FILE: Employees of the Independent Election Commission registers a voter at a registration center in Kabul in June.
FILE: Employees of the Independent Election Commission registers a voter at a registration center in Kabul in June.

The UN Security Council has unanimously condemned the use of violence by the Taliban and the Islamic State (IS) group to disrupt Afghanistan's elections.

The Council, in a statement issued a day after 23 people were killed in a suicide bombing in Kabul on July 22, said it "condemns in the strongest terms those who resort to violence to obstruct the electoral process, including the Taliban and ISlL (Da'esh) affiliates," it said, referring to IS by its alternate and Arabic acronyms.

It hailed the "exceptional courage displayed by the Afghan National Defense and Security Forces in their leading role in securing their country."

The July 22 bombing near the Kabul International Airport was claimed by the IS group. It followed the return from exile of Afghan Vice President Abdul Rashid Dostum.

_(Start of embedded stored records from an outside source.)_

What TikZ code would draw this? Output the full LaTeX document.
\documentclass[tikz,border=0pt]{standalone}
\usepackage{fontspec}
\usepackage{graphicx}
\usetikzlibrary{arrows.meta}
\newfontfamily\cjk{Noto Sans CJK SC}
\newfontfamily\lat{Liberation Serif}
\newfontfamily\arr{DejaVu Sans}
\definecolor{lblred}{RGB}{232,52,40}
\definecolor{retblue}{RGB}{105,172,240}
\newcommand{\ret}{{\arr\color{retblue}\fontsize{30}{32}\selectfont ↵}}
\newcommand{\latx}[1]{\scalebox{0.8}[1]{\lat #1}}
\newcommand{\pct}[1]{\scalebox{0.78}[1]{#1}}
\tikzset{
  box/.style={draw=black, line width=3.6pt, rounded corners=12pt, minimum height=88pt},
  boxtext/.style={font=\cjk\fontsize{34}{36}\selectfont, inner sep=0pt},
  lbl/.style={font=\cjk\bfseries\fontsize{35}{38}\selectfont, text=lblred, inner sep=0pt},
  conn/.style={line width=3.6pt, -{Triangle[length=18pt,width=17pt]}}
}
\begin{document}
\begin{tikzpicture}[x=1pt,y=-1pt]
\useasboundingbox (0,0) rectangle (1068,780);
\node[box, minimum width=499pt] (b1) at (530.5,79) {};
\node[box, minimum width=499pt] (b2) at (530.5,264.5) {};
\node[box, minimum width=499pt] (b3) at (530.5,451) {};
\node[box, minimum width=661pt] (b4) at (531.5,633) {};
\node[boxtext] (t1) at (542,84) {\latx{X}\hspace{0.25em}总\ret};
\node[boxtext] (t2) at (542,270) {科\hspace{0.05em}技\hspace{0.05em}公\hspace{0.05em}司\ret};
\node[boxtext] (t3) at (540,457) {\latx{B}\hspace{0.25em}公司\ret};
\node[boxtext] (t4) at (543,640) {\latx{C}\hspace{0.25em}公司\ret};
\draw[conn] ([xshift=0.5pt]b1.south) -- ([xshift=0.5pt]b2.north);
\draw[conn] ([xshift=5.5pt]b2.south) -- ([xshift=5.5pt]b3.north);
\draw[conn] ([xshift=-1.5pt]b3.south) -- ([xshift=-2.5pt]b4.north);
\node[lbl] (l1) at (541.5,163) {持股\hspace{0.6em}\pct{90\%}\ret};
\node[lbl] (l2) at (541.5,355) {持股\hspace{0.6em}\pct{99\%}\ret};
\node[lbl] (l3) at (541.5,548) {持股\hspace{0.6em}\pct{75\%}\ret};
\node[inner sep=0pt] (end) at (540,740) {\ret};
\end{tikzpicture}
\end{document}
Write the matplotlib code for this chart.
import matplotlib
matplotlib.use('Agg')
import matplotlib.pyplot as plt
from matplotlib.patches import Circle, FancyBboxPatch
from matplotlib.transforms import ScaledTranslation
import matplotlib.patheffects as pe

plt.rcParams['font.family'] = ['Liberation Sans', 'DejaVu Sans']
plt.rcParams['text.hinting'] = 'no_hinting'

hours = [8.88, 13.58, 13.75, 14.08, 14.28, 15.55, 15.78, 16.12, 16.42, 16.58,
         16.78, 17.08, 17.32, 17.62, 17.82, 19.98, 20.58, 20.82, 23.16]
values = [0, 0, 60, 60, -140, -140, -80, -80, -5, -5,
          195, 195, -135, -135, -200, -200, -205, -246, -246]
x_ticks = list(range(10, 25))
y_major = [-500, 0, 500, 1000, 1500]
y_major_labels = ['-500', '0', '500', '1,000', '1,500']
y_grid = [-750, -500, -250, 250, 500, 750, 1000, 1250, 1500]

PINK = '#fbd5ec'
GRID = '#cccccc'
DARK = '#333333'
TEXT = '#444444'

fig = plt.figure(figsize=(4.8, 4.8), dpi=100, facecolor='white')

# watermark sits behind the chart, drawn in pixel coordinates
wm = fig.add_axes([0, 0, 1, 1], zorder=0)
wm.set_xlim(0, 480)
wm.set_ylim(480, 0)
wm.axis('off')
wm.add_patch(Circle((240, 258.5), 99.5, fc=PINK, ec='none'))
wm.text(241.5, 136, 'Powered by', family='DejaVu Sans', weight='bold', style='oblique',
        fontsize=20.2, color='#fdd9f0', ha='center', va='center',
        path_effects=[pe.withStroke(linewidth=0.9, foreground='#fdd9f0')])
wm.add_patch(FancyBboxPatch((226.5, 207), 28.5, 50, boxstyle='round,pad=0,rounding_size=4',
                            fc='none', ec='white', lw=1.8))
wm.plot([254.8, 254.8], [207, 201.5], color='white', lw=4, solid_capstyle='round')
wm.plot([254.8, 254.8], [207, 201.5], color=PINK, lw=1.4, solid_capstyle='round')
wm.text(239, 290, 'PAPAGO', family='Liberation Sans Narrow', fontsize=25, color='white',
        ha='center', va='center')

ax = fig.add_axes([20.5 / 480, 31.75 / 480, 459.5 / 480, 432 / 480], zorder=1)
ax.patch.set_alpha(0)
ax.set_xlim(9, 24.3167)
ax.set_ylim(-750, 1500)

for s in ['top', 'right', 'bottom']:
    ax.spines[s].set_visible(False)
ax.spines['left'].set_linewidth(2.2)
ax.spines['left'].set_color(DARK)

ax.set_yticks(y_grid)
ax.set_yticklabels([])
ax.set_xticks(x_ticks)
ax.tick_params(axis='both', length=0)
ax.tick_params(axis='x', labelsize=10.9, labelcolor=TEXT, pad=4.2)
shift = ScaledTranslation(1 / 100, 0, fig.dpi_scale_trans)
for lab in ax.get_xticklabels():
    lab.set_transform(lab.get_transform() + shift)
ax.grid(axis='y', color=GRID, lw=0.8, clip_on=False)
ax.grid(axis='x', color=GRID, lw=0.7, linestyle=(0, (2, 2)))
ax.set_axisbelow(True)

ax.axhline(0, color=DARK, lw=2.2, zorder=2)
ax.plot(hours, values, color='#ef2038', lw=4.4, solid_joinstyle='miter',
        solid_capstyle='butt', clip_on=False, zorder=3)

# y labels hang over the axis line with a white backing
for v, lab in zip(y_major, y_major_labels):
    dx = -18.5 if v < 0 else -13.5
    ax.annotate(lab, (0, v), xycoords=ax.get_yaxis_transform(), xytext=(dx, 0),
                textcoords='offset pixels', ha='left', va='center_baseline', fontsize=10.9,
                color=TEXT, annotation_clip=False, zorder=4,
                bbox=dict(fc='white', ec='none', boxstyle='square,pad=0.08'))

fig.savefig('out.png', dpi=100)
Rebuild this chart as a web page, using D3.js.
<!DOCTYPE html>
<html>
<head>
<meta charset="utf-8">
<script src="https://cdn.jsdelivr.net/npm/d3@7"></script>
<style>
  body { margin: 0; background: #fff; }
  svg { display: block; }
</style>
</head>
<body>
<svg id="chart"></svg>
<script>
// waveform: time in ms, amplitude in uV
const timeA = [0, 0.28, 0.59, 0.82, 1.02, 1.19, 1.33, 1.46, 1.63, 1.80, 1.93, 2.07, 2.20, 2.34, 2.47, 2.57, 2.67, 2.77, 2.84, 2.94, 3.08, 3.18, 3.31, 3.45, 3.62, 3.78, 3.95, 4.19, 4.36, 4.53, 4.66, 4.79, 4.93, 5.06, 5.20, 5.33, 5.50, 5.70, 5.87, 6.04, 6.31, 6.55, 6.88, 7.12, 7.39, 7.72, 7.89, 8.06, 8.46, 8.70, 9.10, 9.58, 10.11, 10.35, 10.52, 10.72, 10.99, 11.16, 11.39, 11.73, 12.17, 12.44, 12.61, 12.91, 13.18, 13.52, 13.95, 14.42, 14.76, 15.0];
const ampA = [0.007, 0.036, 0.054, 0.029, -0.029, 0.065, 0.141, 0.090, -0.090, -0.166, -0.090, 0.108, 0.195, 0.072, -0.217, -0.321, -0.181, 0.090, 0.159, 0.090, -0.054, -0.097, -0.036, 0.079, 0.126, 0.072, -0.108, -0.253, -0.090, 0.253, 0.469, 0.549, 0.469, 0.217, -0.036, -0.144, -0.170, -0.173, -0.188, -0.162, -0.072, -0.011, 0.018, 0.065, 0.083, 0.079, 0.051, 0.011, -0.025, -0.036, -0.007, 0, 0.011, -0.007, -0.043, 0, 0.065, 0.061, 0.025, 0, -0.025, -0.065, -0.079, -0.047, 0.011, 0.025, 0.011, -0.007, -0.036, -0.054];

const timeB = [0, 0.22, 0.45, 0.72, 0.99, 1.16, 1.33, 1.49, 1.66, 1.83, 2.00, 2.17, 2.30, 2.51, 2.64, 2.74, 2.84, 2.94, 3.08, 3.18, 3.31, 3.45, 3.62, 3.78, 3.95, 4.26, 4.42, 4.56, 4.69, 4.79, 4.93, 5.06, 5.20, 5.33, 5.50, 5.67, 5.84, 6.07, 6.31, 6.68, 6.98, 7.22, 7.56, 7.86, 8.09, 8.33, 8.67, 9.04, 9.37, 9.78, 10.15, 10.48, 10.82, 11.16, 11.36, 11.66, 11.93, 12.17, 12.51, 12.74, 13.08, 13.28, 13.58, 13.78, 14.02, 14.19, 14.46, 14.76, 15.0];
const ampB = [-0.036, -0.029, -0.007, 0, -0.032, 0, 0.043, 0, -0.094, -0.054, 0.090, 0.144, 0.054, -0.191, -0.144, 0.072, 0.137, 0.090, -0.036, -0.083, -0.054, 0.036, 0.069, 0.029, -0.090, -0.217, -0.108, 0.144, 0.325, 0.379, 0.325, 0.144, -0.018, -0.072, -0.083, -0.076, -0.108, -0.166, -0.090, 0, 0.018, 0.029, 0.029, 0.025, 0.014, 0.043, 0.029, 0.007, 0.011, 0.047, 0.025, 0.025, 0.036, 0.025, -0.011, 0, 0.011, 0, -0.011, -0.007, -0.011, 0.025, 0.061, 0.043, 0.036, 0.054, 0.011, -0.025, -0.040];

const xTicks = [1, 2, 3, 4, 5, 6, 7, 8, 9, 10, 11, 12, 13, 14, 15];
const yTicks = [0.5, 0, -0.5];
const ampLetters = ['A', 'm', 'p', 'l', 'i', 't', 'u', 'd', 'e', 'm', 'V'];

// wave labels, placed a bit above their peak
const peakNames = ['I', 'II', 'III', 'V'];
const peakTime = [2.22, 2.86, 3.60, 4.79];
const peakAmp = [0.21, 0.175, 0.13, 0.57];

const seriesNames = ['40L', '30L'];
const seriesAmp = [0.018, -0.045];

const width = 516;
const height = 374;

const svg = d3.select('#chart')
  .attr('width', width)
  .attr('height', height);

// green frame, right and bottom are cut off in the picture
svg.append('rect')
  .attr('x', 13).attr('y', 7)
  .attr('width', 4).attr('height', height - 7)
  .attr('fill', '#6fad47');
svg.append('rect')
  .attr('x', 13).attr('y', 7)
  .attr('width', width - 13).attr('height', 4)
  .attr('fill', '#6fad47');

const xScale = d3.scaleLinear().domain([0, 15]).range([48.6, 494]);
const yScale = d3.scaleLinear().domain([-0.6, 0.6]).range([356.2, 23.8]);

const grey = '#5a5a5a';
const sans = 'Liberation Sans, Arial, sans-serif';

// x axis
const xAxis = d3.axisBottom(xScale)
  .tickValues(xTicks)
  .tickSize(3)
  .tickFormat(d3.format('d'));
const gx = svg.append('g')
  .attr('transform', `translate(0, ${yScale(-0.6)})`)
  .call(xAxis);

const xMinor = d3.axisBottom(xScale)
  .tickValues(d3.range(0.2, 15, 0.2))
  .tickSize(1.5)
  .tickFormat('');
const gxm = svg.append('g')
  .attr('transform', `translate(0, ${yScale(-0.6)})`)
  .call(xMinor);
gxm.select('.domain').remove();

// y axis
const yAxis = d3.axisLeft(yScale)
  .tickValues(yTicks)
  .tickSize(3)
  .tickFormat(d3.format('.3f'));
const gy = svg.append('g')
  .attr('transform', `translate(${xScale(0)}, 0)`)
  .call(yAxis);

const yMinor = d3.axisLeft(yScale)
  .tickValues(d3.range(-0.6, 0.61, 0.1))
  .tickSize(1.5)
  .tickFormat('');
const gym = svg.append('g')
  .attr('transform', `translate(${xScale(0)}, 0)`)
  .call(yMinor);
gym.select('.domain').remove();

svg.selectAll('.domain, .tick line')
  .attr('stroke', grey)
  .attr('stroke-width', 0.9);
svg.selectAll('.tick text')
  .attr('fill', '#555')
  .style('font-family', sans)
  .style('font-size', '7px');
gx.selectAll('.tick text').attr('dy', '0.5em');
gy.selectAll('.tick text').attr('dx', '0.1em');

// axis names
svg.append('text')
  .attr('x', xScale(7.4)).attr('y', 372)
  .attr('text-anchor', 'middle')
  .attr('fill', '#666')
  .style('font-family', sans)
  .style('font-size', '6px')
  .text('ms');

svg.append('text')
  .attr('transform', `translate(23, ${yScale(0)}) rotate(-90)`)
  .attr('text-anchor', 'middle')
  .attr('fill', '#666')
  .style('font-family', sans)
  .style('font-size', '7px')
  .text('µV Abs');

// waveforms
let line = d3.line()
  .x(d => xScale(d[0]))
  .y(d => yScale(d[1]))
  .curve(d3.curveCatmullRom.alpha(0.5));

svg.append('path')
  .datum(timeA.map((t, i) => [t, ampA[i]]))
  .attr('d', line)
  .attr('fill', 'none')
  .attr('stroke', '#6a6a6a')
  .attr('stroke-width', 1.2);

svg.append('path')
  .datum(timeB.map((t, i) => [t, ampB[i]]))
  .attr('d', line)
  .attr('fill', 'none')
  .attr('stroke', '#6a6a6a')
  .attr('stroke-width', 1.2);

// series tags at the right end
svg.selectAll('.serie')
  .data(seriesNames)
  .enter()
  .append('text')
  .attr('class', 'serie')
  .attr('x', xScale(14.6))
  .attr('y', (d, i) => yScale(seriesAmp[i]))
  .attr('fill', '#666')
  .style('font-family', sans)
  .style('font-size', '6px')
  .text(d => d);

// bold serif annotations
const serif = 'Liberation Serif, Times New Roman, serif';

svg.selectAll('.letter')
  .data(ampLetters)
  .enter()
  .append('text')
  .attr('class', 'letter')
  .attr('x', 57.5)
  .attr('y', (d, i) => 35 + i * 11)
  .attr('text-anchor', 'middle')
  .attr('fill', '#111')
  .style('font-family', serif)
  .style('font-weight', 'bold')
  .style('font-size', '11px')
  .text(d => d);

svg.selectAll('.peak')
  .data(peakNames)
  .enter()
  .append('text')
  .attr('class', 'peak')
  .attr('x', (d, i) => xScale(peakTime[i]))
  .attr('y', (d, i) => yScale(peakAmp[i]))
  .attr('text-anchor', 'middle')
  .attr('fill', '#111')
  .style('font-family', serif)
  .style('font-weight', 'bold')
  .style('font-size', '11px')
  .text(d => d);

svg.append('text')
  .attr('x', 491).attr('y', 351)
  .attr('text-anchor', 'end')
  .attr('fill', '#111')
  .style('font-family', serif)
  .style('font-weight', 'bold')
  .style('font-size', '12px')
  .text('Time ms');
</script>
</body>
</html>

The UN Assistance Mission in Afghanistan says the first half of 2018 was the deadliest yet with 1,700 civilians killed.

More than half of those victims were killed in attacks attributed to the IS.

Some 8.9 million Afghans, including more than three million women, are registered to vote in parliamentary and local elections on October 20 and presidential elections in 2019.

The Council statement highlighted "the importance of developing sustainable democratic institutions in Afghanistan based on inclusive, transparent and credible elections."

It also noted "the need to promote the full and safe participation of women as well as members of minority groups, including ethnic, religious and linguistic minorities, both as voters and candidates."

Dostum, a powerful former warlord turned politician, narrowly escaped the attack as he returned home from Turkey.

Officials said he had left the airport in a motorcade only minutes before the blast struck at the entrance of the airport, where hundreds of his supporters had gathered to welcome him.

Interior Ministry spokesman Najib Danish said the explosion was "caused by a suicide attacker on foot."

Dostum returned to Kabul after more than a year in self-imposed exile in Turkey amid claims that he had ordered his men to abduct, beat, and rape a political rival last year.

Dostum is a controversial figure who has been accused of serious human rights violations, including the deaths of hundreds of Taliban prisoners in 2001 in the custody of his militia forces.